Ideally, the answer would be, as free as she wants, if she's willing to work hard — go for it, girl.
In reality, dream-chasing requires grit and stubbornness, patience and persistence. And for a woman, it may require something more — self-defense.
Blair Braverman, who grew up in a California suburb and followed her dreams of a home in the freezing, glittering northern world to Arctic Norway and Alaska, had to learn early on how to be tough to stay on her chosen path.
And we're not talking about the hazards of blizzards, collapsing ice caves, wild carnivores, isolation and exhaustion. We're talking about men.

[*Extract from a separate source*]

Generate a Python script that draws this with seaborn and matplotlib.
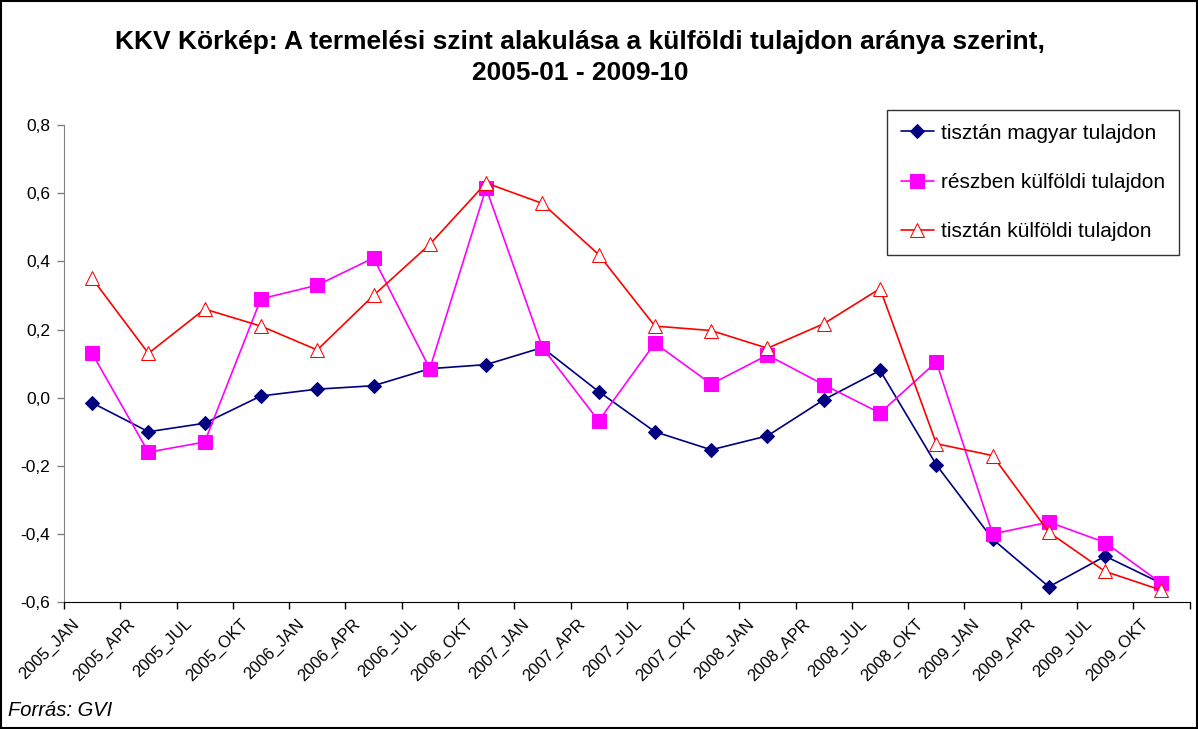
import pandas as pd
import matplotlib.pyplot as plt
import matplotlib.transforms as mtransforms
import seaborn as sns

# adatok (leolvasva a grafikonrol)
periods = ['2005_JAN', '2005_APR', '2005_JUL', '2005_OKT',
           '2006_JAN', '2006_APR', '2006_JUL', '2006_OKT',
           '2007_JAN', '2007_APR', '2007_JUL', '2007_OKT',
           '2008_JAN', '2008_APR', '2008_JUL', '2008_OKT',
           '2009_JAN', '2009_APR', '2009_JUL', '2009_OKT']
magyar = [-0.015, -0.10, -0.075, 0.005, 0.025, 0.035, 0.085, 0.097, 0.147, 0.018,
          -0.10, -0.153, -0.112, -0.006, 0.08, -0.197, -0.415, -0.555, -0.465, -0.545]
reszben = [0.13, -0.16, -0.13, 0.29, 0.33, 0.41, 0.085, 0.615, 0.147, -0.068,
           0.16, 0.04, 0.125, 0.038, -0.045, 0.105, -0.40, -0.365, -0.425, -0.545]
kulfoldi = [0.35, 0.13, 0.26, 0.21, 0.14, 0.30, 0.45, 0.63, 0.57, 0.42,
            0.21, 0.197, 0.145, 0.217, 0.32, -0.135, -0.17, -0.395, -0.51, -0.565]
series_names = ['tisztán magyar tulajdon', 'részben külföldi tulajdon', 'tisztán külföldi tulajdon']

df = pd.DataFrame({'idx': range(len(periods)), 'periodus': periods,
                   series_names[0]: magyar, series_names[1]: reszben, series_names[2]: kulfoldi})

sns.set_style('white')
plt.rcParams['font.family'] = ['Liberation Sans', 'DejaVu Sans']
plt.rcParams['text.color'] = 'black'
plt.rcParams['xtick.color'] = 'black'
plt.rcParams['ytick.color'] = 'black'
plt.rcParams['axes.labelcolor'] = 'black'

fig = plt.figure(figsize=(11.98, 7.29), dpi=100)
ax = fig.add_axes([0.0534, 0.174, 0.9396, 0.6545])

styles = [
    dict(color='#000080', marker='D', markersize=7.5, markerfacecolor='#000080', markeredgecolor='#000080'),
    dict(color='#FF00FF', marker='s', markersize=10, markerfacecolor='#FF00FF', markeredgecolor='#FF00FF'),
    dict(color='#FF0000', marker='^', markersize=10.5, markerfacecolor='white', markeredgecolor='#FF0000'),
]
for name, st in zip(series_names, styles):
    sns.lineplot(data=df, x='idx', y=name, ax=ax, label=name, linewidth=1.2, **st)

ax.set_xlim(-0.5, len(periods) - 0.5)
ax.set_ylim(-0.6, 0.8)
ax.set_yticks([-0.6, -0.4, -0.2, 0.0, 0.2, 0.4, 0.6, 0.8])
ax.set_yticklabels([f'{v:.1f}'.replace('.', ',') for v in ax.get_yticks()], fontsize=12.5)
ax.set_xticks(range(len(periods)))
ax.set_xticklabels(periods, rotation=45, ha='right', rotation_mode='anchor', fontsize=12)
ax.set_xticks([i - 0.5 for i in range(len(periods) + 1)], minor=True)
ax.tick_params(axis='x', which='major', length=0, pad=10, bottom=True)
ax.tick_params(axis='x', which='minor', length=5, width=1, color='black', direction='out', bottom=True)
ax.tick_params(axis='y', which='major', length=5, width=1, color='#808080', direction='out', left=True, pad=5)
offset = mtransforms.ScaledTranslation(-21 / 100, 0, fig.dpi_scale_trans)
for lab in ax.get_xticklabels():
    lab.set_transform(lab.get_transform() + offset)
ax.set_xlabel('')
ax.set_ylabel('')
ax.grid(False)
for s in ['top', 'right']:
    ax.spines[s].set_visible(False)
ax.spines['left'].set_color('#808080')
ax.spines['bottom'].set_color('black')

leg = ax.legend(loc='upper left', bbox_to_anchor=(0.7404, 0.849), bbox_transform=fig.transFigure,
                fontsize=15, frameon=True, fancybox=False, edgecolor='black',
                labelspacing=1.45, handlelength=1.6, handletextpad=0.35, borderpad=0.65, borderaxespad=0)
leg.get_frame().set_linewidth(1)

fig.text(0.484, 0.942, 'KKV Körkép: A termelési szint alakulása a külföldi tulajdon aránya szerint,',
         ha='center', va='center', fontsize=19, fontweight='bold')
fig.text(0.484, 0.900, '2005-01 - 2009-10', ha='center', va='center', fontsize=19, fontweight='bold')
fig.text(0.007, 0.026, 'Forrás: GVI', ha='left', va='center', fontsize=14.5, style='italic')

# keret a teljes abra korul
fig.patches.append(plt.Rectangle((0.001, 0.001), 0.998, 0.998, transform=fig.transFigure,
                                 fill=False, edgecolor='black', linewidth=1.5))

fig.savefig('out.png', dpi=100)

No matter how astute and/or easygoing she may be, a young woman learning to navigate in the world often learns the hard way that some men — just a few, but it only takes a few, and sometimes they're the ones she's closest to — will never respect her or consider her an equal. And a few among them will not leave her alone.
Braverman's memoir acknowledges the damage that such encounters can do to an adventurous young woman, but also the lessons learned along the way.
Its title, "Welcome to the Goddamn Ice Cube," with its sarcastic profanity, and subtitle, "Chasing Fear and Finding Home in the Great White North," with its earnest talkiness, are the only unfortunate things about her nuanced, witty, wise, eccentric story.